→ Provided data
^^^^^^^^

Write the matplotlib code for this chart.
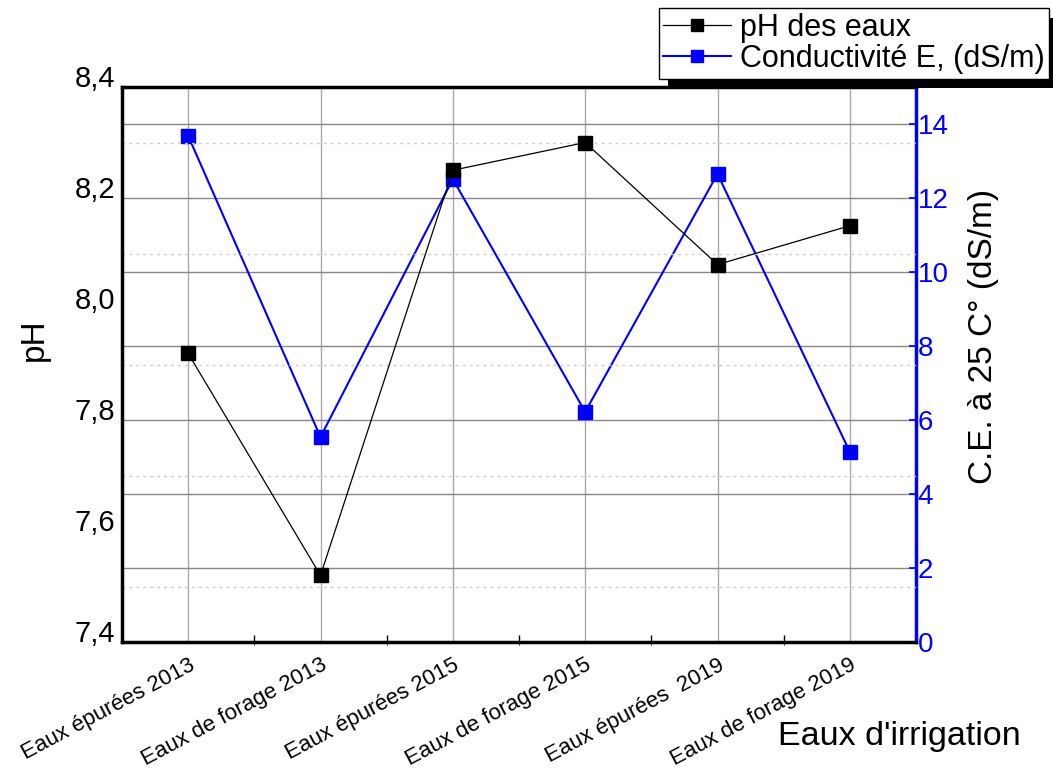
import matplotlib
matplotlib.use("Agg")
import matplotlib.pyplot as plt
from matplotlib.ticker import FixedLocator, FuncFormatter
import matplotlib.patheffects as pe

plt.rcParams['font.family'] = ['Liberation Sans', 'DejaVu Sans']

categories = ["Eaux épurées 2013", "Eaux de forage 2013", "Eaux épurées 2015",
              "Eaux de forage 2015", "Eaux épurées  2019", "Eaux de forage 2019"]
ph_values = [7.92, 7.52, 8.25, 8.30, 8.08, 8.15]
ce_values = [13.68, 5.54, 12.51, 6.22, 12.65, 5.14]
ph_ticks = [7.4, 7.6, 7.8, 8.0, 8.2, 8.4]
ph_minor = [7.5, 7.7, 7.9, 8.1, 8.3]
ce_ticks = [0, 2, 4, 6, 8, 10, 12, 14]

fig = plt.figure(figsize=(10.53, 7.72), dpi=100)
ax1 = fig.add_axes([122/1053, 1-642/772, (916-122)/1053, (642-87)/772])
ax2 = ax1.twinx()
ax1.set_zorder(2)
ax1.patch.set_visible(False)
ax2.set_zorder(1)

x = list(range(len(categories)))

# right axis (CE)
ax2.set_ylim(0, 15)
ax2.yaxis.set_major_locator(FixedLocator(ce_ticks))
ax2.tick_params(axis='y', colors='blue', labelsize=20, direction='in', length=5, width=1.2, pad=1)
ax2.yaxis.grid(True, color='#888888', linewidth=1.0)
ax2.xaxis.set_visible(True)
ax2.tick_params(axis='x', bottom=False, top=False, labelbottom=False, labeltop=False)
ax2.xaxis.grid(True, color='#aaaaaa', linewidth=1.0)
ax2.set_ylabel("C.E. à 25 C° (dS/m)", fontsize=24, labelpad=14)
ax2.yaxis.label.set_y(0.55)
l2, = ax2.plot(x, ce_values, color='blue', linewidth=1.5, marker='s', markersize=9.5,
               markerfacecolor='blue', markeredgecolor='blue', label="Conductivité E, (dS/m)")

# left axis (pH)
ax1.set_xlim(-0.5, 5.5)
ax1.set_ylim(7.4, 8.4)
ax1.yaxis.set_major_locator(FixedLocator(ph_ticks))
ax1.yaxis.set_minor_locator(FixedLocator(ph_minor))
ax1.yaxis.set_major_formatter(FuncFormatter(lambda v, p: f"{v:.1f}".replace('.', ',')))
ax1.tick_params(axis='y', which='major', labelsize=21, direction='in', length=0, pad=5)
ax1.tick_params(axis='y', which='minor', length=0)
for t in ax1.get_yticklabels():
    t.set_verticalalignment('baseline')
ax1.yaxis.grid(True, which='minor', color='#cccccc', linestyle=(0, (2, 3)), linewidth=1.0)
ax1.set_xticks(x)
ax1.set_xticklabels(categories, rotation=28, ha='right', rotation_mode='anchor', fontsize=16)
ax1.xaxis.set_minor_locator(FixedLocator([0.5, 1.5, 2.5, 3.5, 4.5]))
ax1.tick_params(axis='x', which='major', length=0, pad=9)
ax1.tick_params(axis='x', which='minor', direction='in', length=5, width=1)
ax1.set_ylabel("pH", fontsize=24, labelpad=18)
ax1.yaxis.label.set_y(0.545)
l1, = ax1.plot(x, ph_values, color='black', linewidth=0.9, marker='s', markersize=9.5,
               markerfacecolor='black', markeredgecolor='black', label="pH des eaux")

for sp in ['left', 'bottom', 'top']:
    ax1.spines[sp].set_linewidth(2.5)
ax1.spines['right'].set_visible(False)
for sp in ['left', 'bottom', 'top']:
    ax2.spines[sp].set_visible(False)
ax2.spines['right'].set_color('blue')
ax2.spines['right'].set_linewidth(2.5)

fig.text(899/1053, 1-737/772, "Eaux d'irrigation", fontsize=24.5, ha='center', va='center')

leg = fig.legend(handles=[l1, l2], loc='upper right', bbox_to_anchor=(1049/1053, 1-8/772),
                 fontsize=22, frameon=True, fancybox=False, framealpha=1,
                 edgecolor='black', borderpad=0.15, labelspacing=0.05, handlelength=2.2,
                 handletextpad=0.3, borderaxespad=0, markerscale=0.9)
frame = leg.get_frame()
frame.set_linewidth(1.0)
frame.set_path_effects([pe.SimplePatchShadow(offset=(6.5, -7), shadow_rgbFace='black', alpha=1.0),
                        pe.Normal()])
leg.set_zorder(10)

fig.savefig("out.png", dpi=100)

^^^^^^^^

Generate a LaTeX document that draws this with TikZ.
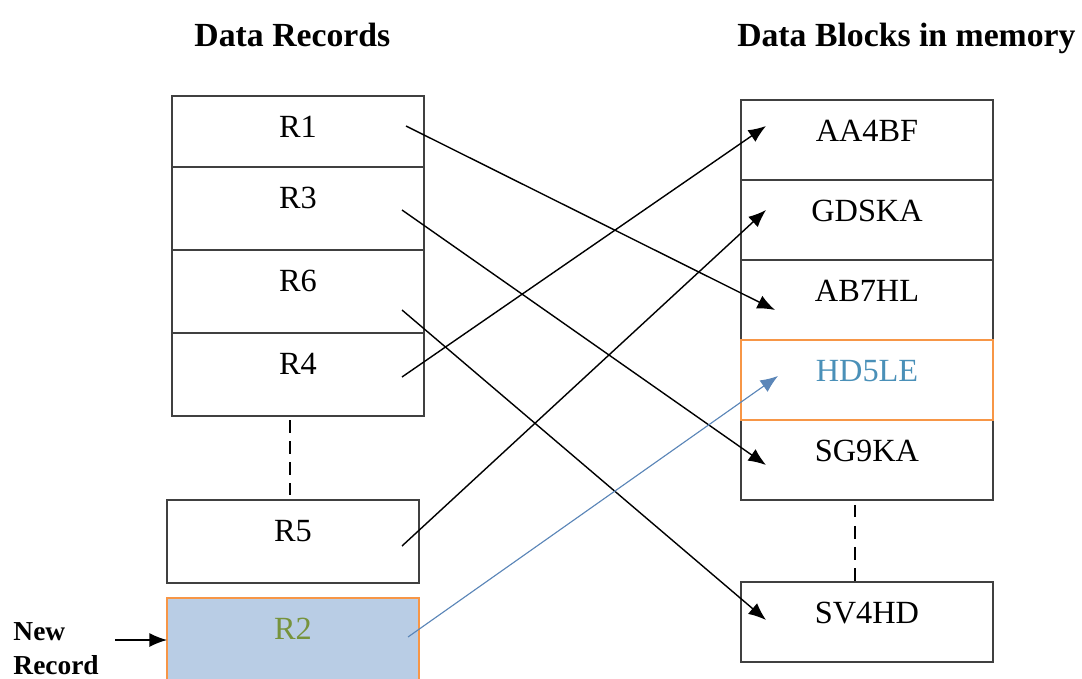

^^^^^^^^

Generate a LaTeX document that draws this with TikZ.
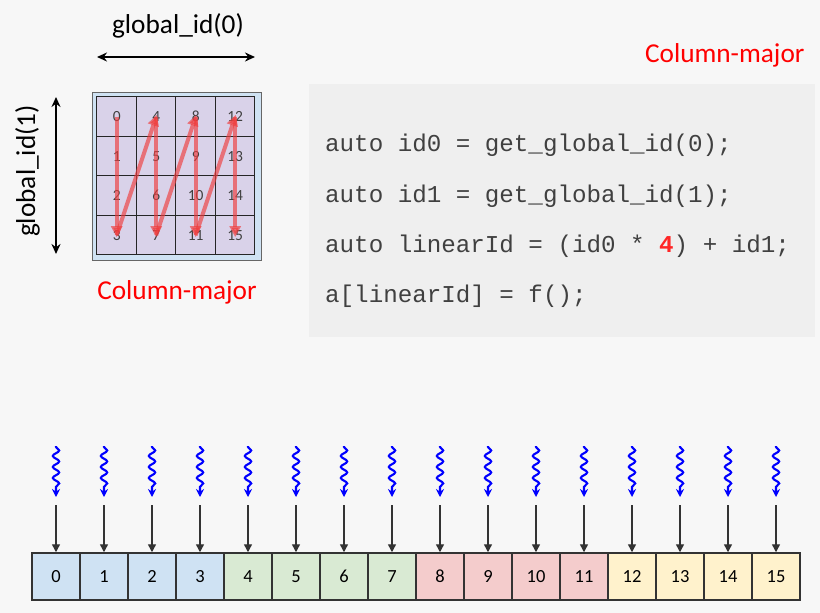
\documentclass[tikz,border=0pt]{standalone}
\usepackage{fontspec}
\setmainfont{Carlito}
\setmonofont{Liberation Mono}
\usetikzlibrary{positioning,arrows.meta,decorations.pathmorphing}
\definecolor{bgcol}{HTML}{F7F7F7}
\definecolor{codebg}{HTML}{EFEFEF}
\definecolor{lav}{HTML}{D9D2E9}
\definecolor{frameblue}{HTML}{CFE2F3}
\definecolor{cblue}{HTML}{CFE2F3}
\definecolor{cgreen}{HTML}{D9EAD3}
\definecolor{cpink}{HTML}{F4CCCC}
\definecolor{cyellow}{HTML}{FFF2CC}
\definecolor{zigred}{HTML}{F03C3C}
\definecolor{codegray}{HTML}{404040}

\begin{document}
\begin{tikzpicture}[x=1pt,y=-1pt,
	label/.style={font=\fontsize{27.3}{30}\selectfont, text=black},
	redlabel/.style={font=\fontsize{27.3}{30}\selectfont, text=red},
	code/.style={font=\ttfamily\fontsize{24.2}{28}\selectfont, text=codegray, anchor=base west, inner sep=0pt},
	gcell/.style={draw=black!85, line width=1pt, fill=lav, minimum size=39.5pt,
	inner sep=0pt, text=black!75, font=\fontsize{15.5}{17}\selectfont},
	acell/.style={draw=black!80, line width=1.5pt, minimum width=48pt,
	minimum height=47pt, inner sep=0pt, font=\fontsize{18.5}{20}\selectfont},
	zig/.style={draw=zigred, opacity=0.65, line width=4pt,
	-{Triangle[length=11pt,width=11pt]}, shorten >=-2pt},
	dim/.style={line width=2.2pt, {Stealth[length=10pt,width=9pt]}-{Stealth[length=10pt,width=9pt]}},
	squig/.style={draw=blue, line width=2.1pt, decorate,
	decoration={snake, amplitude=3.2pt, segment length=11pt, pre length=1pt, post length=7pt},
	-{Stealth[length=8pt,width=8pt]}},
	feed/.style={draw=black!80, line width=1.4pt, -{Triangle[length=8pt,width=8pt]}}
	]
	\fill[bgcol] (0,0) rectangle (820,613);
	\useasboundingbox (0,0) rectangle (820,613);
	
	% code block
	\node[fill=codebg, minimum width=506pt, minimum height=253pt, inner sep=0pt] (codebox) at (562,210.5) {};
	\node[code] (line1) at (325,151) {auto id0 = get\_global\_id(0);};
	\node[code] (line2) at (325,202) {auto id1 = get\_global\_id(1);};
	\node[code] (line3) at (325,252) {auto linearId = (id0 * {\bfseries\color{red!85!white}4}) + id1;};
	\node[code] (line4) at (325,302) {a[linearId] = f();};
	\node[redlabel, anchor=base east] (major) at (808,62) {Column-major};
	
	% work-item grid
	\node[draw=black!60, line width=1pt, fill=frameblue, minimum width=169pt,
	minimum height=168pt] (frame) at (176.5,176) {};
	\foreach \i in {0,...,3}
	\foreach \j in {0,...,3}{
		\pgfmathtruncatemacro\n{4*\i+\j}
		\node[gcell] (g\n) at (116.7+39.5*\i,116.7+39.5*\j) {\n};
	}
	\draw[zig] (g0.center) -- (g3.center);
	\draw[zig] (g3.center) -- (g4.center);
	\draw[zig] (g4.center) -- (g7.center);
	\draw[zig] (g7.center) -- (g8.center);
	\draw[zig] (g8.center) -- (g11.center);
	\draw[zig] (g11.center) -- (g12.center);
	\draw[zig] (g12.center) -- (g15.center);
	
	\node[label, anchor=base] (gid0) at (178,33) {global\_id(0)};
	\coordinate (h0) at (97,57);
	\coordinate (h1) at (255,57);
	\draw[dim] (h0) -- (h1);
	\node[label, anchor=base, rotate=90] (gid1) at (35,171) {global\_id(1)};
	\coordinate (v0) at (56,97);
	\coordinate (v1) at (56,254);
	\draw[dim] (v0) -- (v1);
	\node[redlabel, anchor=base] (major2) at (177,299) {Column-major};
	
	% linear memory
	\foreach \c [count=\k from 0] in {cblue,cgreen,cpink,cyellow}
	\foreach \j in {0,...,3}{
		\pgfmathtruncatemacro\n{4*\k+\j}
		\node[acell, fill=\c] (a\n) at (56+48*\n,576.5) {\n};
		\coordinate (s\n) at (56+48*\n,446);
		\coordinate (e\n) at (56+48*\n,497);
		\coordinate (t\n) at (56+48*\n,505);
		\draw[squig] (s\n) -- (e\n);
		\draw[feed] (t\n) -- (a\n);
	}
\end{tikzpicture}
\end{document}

^^^^^^^^

→ Prompt
Looking at the records above, count the lines where the word "matplotlib" appears. State only the number.

→ Result of the exercise
6